= Exercise aim =
Gather each line in the entries that includes the string "this".
>> begin
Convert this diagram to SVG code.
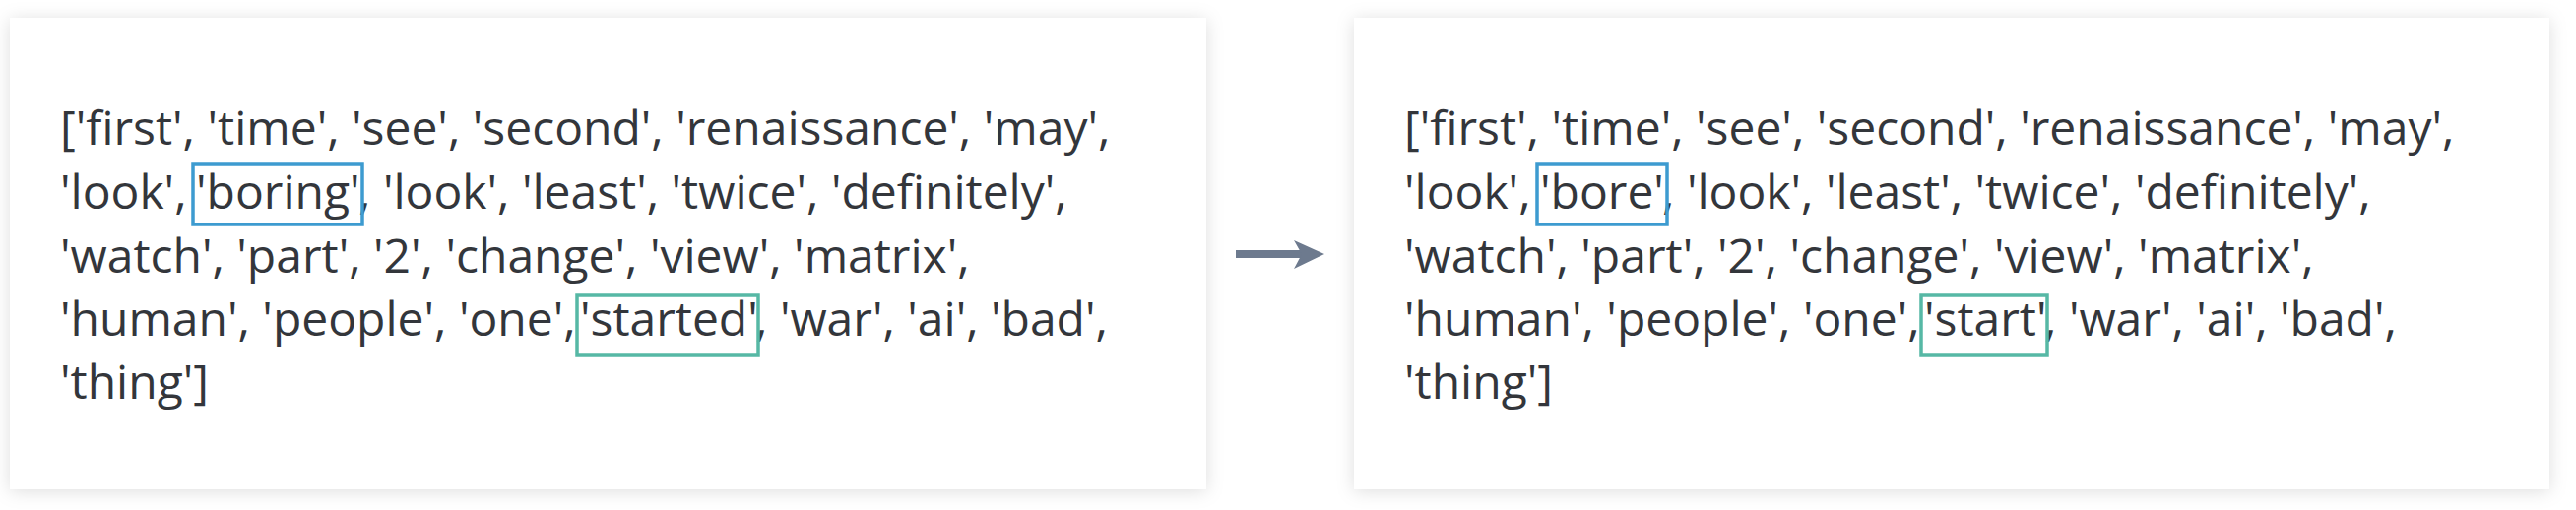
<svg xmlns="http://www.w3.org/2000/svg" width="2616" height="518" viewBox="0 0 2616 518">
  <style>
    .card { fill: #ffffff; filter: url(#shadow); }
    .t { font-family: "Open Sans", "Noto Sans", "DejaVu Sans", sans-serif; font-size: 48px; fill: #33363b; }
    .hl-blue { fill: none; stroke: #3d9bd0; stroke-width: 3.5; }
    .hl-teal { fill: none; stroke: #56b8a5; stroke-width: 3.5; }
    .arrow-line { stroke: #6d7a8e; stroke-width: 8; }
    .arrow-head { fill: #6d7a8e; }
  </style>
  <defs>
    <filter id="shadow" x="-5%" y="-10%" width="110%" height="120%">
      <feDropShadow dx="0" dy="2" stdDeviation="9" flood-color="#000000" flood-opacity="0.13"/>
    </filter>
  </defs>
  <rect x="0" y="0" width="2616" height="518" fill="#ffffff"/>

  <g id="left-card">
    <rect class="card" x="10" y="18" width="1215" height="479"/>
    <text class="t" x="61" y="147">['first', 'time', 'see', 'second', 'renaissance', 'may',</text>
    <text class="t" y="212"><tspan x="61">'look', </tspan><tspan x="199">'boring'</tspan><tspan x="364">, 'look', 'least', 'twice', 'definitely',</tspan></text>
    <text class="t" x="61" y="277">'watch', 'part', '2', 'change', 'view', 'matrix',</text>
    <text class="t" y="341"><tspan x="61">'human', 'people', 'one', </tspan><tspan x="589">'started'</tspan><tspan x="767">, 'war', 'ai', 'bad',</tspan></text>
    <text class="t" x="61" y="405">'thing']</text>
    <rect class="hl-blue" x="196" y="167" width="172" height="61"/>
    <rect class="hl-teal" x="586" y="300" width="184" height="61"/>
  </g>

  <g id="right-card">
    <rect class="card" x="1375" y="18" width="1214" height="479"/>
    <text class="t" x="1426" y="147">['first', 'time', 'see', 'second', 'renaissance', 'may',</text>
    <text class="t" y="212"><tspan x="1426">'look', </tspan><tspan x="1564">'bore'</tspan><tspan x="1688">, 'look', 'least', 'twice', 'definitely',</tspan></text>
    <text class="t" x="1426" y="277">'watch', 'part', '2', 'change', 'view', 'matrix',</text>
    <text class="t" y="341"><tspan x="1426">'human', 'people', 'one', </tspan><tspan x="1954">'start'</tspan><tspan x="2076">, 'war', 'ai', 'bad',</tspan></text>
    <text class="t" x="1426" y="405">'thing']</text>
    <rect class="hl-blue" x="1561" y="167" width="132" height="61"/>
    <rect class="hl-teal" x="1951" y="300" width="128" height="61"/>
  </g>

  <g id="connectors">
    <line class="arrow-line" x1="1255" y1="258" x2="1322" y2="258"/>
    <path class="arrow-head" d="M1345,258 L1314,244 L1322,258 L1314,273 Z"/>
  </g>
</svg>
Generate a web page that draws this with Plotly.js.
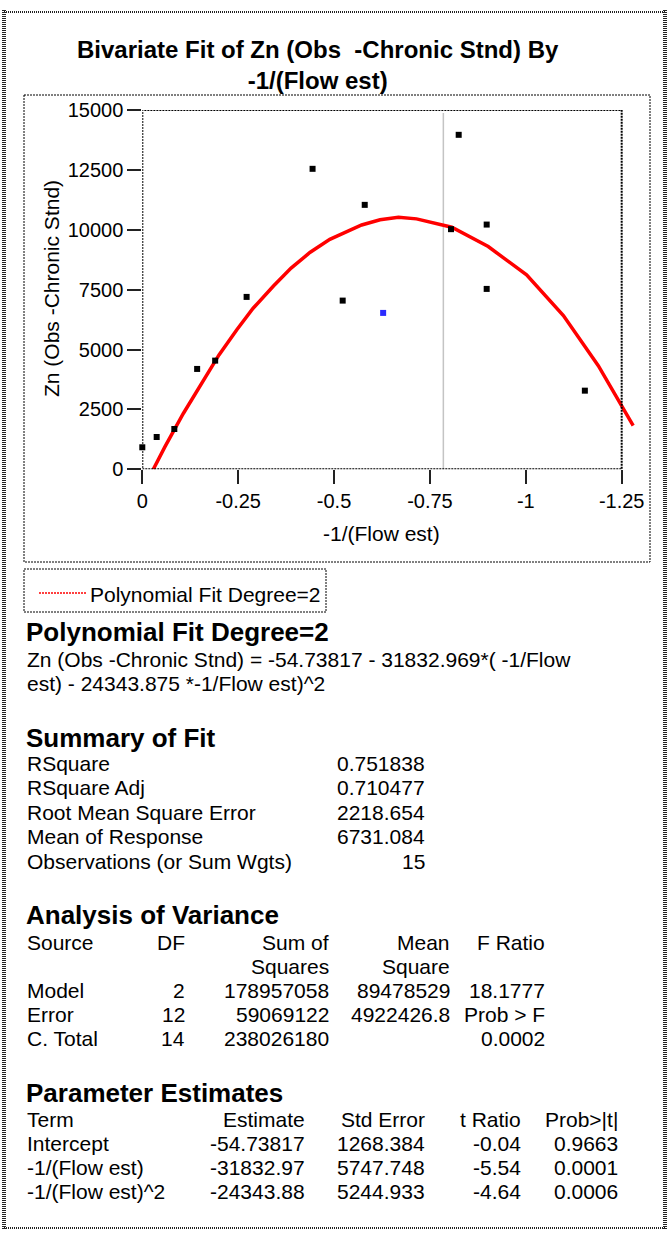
>> end
= Answer in full =
Convert this diagram to SVG code.
Generate a web page that draws this with Plotly.js.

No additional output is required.